Exercise directions -
In this exercise, return the whole listing exactly, excluding any images.

Data -

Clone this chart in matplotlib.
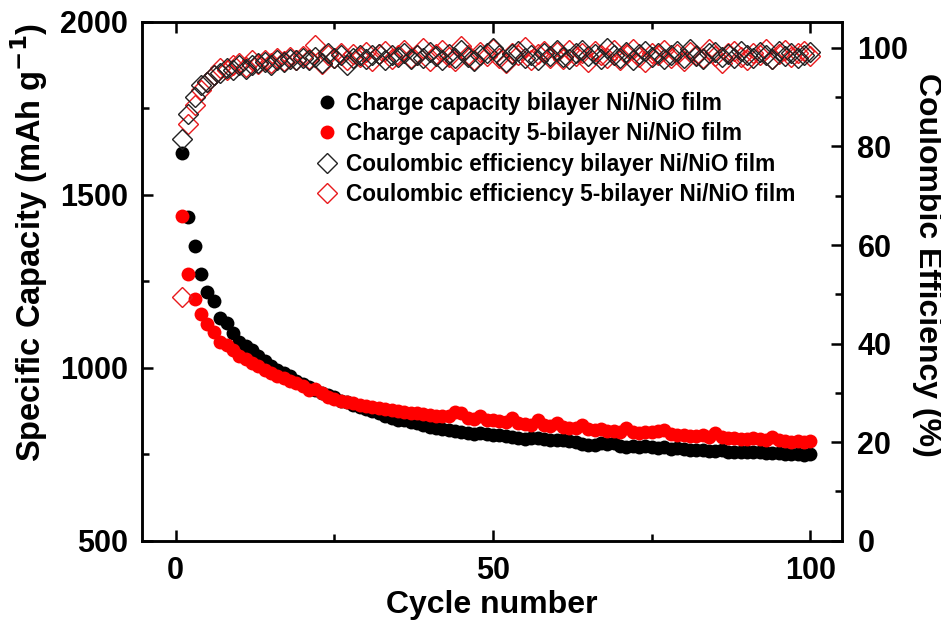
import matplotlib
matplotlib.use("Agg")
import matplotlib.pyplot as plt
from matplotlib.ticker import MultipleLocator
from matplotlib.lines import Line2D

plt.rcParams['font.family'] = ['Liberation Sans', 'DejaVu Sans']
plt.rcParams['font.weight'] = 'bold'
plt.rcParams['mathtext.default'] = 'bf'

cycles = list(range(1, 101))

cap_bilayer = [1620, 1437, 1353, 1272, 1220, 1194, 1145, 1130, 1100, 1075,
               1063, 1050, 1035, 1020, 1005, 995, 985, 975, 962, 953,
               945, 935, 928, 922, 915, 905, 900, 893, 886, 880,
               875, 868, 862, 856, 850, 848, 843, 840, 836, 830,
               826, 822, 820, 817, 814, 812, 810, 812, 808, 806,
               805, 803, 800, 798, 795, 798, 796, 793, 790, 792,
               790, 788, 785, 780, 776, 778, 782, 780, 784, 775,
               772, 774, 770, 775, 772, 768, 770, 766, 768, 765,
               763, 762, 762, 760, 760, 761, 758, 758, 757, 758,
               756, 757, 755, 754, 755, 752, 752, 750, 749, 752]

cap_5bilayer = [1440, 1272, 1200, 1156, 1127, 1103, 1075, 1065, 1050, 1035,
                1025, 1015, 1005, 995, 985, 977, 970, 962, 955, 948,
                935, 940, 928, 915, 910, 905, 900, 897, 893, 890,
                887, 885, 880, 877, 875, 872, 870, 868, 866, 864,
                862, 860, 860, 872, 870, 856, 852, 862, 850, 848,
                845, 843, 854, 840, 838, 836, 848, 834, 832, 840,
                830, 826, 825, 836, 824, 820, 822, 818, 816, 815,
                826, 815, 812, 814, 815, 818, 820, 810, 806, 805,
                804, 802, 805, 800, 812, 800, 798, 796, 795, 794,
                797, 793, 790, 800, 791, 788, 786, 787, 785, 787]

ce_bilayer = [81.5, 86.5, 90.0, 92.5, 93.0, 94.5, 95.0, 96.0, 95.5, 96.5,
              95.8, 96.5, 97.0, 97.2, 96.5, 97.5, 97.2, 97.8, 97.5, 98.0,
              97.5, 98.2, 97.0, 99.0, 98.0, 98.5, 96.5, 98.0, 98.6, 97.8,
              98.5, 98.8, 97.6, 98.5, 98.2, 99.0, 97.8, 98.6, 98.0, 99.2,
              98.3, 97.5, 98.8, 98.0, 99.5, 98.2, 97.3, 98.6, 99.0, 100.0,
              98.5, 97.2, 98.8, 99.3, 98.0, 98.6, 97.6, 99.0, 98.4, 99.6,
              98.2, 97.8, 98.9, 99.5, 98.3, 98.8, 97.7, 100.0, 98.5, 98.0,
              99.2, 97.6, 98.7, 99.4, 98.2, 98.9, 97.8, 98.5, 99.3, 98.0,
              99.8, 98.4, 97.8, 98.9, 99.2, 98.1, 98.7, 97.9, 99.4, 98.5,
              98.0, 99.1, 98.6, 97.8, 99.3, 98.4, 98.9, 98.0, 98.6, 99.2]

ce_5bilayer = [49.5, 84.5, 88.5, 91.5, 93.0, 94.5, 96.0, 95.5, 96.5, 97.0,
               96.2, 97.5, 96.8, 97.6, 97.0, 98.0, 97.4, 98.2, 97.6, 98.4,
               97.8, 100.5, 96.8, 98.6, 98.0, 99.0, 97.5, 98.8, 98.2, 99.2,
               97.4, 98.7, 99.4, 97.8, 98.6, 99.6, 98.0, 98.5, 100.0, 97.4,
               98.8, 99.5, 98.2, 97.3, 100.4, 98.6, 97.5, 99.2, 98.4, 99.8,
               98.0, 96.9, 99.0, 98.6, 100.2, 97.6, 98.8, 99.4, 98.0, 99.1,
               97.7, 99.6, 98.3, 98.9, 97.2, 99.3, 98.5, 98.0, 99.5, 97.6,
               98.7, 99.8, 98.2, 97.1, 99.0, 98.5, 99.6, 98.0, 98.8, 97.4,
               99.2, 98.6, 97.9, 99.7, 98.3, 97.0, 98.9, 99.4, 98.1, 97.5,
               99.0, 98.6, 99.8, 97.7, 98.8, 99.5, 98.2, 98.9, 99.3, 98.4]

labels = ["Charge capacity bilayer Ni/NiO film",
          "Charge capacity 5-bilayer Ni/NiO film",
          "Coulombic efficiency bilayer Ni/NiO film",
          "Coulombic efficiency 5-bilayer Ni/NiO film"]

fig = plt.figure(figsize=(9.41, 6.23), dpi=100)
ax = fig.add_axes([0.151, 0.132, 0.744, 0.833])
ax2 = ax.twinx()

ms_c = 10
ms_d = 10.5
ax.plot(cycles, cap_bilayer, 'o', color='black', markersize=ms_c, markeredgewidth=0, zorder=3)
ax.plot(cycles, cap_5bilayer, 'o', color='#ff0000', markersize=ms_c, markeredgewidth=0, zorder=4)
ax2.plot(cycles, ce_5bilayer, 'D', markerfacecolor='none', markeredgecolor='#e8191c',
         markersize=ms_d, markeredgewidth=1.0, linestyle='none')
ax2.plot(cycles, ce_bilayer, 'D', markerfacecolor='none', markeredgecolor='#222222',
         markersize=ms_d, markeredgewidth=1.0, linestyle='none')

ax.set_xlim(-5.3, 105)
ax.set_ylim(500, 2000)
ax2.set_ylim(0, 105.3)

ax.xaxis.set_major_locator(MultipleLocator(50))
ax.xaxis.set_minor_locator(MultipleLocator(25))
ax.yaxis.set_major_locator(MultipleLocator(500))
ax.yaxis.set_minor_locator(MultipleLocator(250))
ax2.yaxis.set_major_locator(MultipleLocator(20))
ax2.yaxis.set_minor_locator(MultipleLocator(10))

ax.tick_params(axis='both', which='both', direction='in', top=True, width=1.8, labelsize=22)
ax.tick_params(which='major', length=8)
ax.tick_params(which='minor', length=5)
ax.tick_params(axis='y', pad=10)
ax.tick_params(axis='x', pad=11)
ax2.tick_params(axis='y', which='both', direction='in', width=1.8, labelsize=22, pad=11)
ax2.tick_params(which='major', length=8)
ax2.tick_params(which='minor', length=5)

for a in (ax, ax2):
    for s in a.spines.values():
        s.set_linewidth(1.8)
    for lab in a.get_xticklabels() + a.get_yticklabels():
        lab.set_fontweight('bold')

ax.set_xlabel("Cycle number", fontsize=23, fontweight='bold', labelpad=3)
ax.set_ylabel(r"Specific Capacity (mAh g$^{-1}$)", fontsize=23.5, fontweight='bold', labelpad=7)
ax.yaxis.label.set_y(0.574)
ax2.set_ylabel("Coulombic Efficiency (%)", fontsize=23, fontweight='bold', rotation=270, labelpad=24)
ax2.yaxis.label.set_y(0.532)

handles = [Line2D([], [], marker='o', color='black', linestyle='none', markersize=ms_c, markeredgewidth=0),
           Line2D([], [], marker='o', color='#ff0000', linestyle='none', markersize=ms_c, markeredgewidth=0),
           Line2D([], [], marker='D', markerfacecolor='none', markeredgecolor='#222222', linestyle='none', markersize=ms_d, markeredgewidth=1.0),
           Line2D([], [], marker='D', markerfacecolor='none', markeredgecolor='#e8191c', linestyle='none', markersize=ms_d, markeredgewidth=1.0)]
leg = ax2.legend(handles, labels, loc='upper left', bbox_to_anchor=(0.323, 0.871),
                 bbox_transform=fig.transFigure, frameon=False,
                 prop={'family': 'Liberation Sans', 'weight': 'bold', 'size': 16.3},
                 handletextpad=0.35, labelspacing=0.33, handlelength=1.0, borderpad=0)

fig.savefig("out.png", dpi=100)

Reply to the task -
Clone this chart in matplotlib.
import matplotlib
matplotlib.use("Agg")
import matplotlib.pyplot as plt
from matplotlib.ticker import MultipleLocator
from matplotlib.lines import Line2D

plt.rcParams['font.family'] = ['Liberation Sans', 'DejaVu Sans']
plt.rcParams['font.weight'] = 'bold'
plt.rcParams['mathtext.default'] = 'bf'

cycles = list(range(1, 101))

cap_bilayer = [1620, 1437, 1353, 1272, 1220, 1194, 1145, 1130, 1100, 1075,
               1063, 1050, 1035, 1020, 1005, 995, 985, 975, 962, 953,
               945, 935, 928, 922, 915, 905, 900, 893, 886, 880,
               875, 868, 862, 856, 850, 848, 843, 840, 836, 830,
               826, 822, 820, 817, 814, 812, 810, 812, 808, 806,
               805, 803, 800, 798, 795, 798, 796, 793, 790, 792,
               790, 788, 785, 780, 776, 778, 782, 780, 784, 775,
               772, 774, 770, 775, 772, 768, 770, 766, 768, 765,
               763, 762, 762, 760, 760, 761, 758, 758, 757, 758,
               756, 757, 755, 754, 755, 752, 752, 750, 749, 752]

cap_5bilayer = [1440, 1272, 1200, 1156, 1127, 1103, 1075, 1065, 1050, 1035,
                1025, 1015, 1005, 995, 985, 977, 970, 962, 955, 948,
                935, 940, 928, 915, 910, 905, 900, 897, 893, 890,
                887, 885, 880, 877, 875, 872, 870, 868, 866, 864,
                862, 860, 860, 872, 870, 856, 852, 862, 850, 848,
                845, 843, 854, 840, 838, 836, 848, 834, 832, 840,
                830, 826, 825, 836, 824, 820, 822, 818, 816, 815,
                826, 815, 812, 814, 815, 818, 820, 810, 806, 805,
                804, 802, 805, 800, 812, 800, 798, 796, 795, 794,
                797, 793, 790, 800, 791, 788, 786, 787, 785, 787]

ce_bilayer = [81.5, 86.5, 90.0, 92.5, 93.0, 94.5, 95.0, 96.0, 95.5, 96.5,
              95.8, 96.5, 97.0, 97.2, 96.5, 97.5, 97.2, 97.8, 97.5, 98.0,
              97.5, 98.2, 97.0, 99.0, 98.0, 98.5, 96.5, 98.0, 98.6, 97.8,
              98.5, 98.8, 97.6, 98.5, 98.2, 99.0, 97.8, 98.6, 98.0, 99.2,
              98.3, 97.5, 98.8, 98.0, 99.5, 98.2, 97.3, 98.6, 99.0, 100.0,
              98.5, 97.2, 98.8, 99.3, 98.0, 98.6, 97.6, 99.0, 98.4, 99.6,
              98.2, 97.8, 98.9, 99.5, 98.3, 98.8, 97.7, 100.0, 98.5, 98.0,
              99.2, 97.6, 98.7, 99.4, 98.2, 98.9, 97.8, 98.5, 99.3, 98.0,
              99.8, 98.4, 97.8, 98.9, 99.2, 98.1, 98.7, 97.9, 99.4, 98.5,
              98.0, 99.1, 98.6, 97.8, 99.3, 98.4, 98.9, 98.0, 98.6, 99.2]

ce_5bilayer = [49.5, 84.5, 88.5, 91.5, 93.0, 94.5, 96.0, 95.5, 96.5, 97.0,
               96.2, 97.5, 96.8, 97.6, 97.0, 98.0, 97.4, 98.2, 97.6, 98.4,
               97.8, 100.5, 96.8, 98.6, 98.0, 99.0, 97.5, 98.8, 98.2, 99.2,
               97.4, 98.7, 99.4, 97.8, 98.6, 99.6, 98.0, 98.5, 100.0, 97.4,
               98.8, 99.5, 98.2, 97.3, 100.4, 98.6, 97.5, 99.2, 98.4, 99.8,
               98.0, 96.9, 99.0, 98.6, 100.2, 97.6, 98.8, 99.4, 98.0, 99.1,
               97.7, 99.6, 98.3, 98.9, 97.2, 99.3, 98.5, 98.0, 99.5, 97.6,
               98.7, 99.8, 98.2, 97.1, 99.0, 98.5, 99.6, 98.0, 98.8, 97.4,
               99.2, 98.6, 97.9, 99.7, 98.3, 97.0, 98.9, 99.4, 98.1, 97.5,
               99.0, 98.6, 99.8, 97.7, 98.8, 99.5, 98.2, 98.9, 99.3, 98.4]

labels = ["Charge capacity bilayer Ni/NiO film",
          "Charge capacity 5-bilayer Ni/NiO film",
          "Coulombic efficiency bilayer Ni/NiO film",
          "Coulombic efficiency 5-bilayer Ni/NiO film"]

fig = plt.figure(figsize=(9.41, 6.23), dpi=100)
ax = fig.add_axes([0.151, 0.132, 0.744, 0.833])
ax2 = ax.twinx()

ms_c = 10
ms_d = 10.5
ax.plot(cycles, cap_bilayer, 'o', color='black', markersize=ms_c, markeredgewidth=0, zorder=3)
ax.plot(cycles, cap_5bilayer, 'o', color='#ff0000', markersize=ms_c, markeredgewidth=0, zorder=4)
ax2.plot(cycles, ce_5bilayer, 'D', markerfacecolor='none', markeredgecolor='#e8191c',
         markersize=ms_d, markeredgewidth=1.0, linestyle='none')
ax2.plot(cycles, ce_bilayer, 'D', markerfacecolor='none', markeredgecolor='#222222',
         markersize=ms_d, markeredgewidth=1.0, linestyle='none')

ax.set_xlim(-5.3, 105)
ax.set_ylim(500, 2000)
ax2.set_ylim(0, 105.3)

ax.xaxis.set_major_locator(MultipleLocator(50))
ax.xaxis.set_minor_locator(MultipleLocator(25))
ax.yaxis.set_major_locator(MultipleLocator(500))
ax.yaxis.set_minor_locator(MultipleLocator(250))
ax2.yaxis.set_major_locator(MultipleLocator(20))
ax2.yaxis.set_minor_locator(MultipleLocator(10))

ax.tick_params(axis='both', which='both', direction='in', top=True, width=1.8, labelsize=22)
ax.tick_params(which='major', length=8)
ax.tick_params(which='minor', length=5)
ax.tick_params(axis='y', pad=10)
ax.tick_params(axis='x', pad=11)
ax2.tick_params(axis='y', which='both', direction='in', width=1.8, labelsize=22, pad=11)
ax2.tick_params(which='major', length=8)
ax2.tick_params(which='minor', length=5)

for a in (ax, ax2):
    for s in a.spines.values():
        s.set_linewidth(1.8)
    for lab in a.get_xticklabels() + a.get_yticklabels():
        lab.set_fontweight('bold')

ax.set_xlabel("Cycle number", fontsize=23, fontweight='bold', labelpad=3)
ax.set_ylabel(r"Specific Capacity (mAh g$^{-1}$)", fontsize=23.5, fontweight='bold', labelpad=7)
ax.yaxis.label.set_y(0.574)
ax2.set_ylabel("Coulombic Efficiency (%)", fontsize=23, fontweight='bold', rotation=270, labelpad=24)
ax2.yaxis.label.set_y(0.532)

handles = [Line2D([], [], marker='o', color='black', linestyle='none', markersize=ms_c, markeredgewidth=0),
           Line2D([], [], marker='o', color='#ff0000', linestyle='none', markersize=ms_c, markeredgewidth=0),
           Line2D([], [], marker='D', markerfacecolor='none', markeredgecolor='#222222', linestyle='none', markersize=ms_d, markeredgewidth=1.0),
           Line2D([], [], marker='D', markerfacecolor='none', markeredgecolor='#e8191c', linestyle='none', markersize=ms_d, markeredgewidth=1.0)]
leg = ax2.legend(handles, labels, loc='upper left', bbox_to_anchor=(0.323, 0.871),
                 bbox_transform=fig.transFigure, frameon=False,
                 prop={'family': 'Liberation Sans', 'weight': 'bold', 'size': 16.3},
                 handletextpad=0.35, labelspacing=0.33, handlelength=1.0, borderpad=0)

fig.savefig("out.png", dpi=100)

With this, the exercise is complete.